** START **

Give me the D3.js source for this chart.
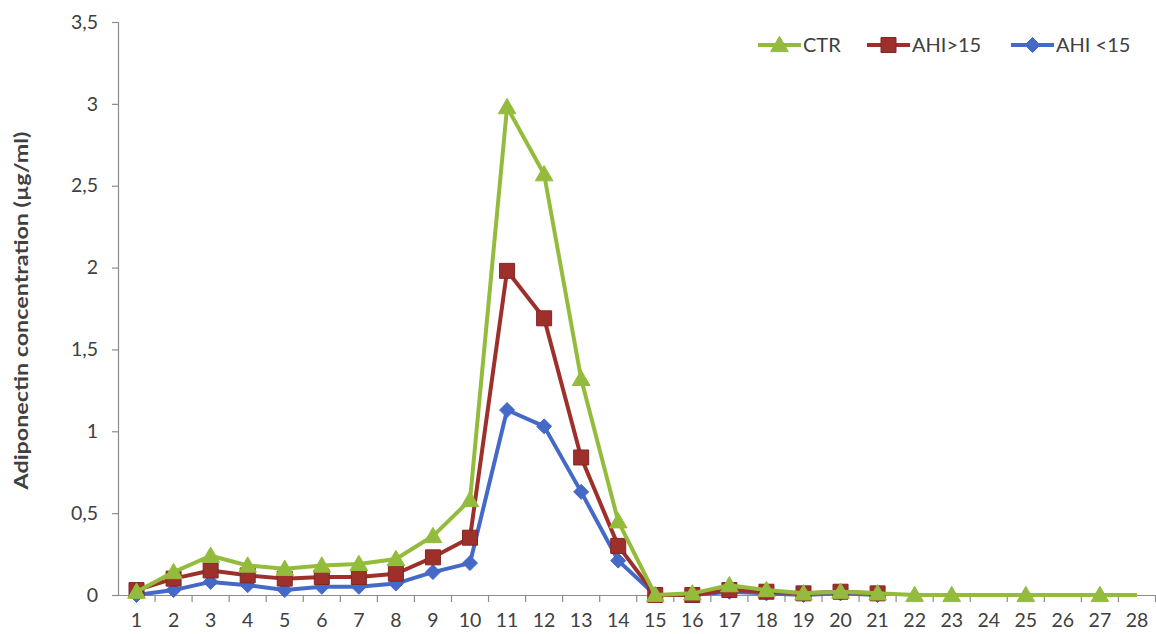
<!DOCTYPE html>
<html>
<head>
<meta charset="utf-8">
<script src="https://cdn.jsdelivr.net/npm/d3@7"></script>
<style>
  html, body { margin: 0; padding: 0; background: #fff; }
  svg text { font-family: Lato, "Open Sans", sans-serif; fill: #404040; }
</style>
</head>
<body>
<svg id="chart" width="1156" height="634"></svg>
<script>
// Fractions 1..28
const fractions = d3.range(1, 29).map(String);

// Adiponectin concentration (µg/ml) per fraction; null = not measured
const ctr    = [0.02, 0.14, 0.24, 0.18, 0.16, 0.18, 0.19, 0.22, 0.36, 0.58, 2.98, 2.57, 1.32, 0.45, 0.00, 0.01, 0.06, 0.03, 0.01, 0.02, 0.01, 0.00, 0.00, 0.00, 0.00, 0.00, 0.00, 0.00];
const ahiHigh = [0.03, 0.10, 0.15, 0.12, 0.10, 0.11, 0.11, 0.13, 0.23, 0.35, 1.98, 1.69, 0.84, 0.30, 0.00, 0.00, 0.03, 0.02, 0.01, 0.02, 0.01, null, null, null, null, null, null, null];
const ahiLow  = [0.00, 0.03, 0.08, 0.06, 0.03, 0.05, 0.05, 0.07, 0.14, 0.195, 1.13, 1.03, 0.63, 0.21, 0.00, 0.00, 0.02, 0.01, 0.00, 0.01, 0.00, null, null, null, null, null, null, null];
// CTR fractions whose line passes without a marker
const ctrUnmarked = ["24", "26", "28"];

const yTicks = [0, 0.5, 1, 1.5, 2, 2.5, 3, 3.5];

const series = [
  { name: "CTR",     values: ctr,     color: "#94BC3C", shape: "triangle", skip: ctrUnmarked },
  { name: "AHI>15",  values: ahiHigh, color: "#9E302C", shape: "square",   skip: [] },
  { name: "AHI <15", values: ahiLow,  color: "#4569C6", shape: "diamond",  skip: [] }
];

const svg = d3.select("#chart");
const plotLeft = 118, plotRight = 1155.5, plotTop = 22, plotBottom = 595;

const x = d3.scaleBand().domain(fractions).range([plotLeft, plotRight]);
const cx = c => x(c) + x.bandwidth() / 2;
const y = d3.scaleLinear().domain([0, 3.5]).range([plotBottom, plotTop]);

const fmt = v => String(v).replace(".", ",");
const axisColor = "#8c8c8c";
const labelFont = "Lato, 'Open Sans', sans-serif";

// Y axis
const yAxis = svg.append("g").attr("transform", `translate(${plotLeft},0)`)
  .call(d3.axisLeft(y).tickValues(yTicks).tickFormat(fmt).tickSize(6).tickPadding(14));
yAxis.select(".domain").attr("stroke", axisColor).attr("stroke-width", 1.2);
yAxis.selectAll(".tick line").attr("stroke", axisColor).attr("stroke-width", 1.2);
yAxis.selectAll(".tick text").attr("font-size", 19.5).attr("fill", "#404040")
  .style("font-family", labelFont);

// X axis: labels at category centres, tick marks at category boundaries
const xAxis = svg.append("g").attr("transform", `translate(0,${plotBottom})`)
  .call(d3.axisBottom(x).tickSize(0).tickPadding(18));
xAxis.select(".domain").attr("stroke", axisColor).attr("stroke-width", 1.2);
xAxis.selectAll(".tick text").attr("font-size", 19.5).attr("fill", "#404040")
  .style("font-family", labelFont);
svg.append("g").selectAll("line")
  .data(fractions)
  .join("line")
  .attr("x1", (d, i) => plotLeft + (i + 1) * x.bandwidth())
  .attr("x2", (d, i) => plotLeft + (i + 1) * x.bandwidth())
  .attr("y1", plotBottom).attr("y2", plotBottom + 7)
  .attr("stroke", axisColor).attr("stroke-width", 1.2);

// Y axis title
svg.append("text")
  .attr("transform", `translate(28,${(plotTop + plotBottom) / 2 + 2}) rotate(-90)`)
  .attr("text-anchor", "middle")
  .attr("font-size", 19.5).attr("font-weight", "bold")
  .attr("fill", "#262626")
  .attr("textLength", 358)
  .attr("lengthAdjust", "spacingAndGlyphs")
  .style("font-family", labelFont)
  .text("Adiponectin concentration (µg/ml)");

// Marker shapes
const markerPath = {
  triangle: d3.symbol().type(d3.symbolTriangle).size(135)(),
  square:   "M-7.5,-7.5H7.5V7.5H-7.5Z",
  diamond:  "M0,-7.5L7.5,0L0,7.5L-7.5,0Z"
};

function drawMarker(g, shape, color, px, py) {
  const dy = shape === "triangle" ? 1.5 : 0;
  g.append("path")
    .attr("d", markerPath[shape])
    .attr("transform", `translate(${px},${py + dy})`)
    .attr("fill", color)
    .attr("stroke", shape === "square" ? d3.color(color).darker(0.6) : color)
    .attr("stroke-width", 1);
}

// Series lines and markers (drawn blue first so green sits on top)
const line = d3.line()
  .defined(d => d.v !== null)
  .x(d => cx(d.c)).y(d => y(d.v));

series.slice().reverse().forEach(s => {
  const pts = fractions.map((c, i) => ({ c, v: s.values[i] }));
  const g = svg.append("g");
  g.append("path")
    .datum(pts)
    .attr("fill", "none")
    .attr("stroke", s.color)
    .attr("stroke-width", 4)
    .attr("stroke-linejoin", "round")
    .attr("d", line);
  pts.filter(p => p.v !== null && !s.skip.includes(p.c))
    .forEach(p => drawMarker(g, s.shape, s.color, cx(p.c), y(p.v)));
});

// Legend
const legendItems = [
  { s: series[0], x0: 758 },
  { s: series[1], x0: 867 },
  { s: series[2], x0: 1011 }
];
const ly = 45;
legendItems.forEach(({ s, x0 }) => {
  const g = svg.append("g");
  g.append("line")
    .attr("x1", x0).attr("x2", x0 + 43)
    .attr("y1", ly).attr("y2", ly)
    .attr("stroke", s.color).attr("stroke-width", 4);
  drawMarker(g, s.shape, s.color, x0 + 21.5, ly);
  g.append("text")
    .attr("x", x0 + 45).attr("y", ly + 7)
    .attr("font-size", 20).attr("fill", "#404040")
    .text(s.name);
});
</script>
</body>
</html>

** END **

# Problem description
From the data above, copy each line that holds "chart".

# Reply
Give me the D3.js source for this chart.
<svg id="chart" width="1156" height="634"></svg>
const svg = d3.select("#chart");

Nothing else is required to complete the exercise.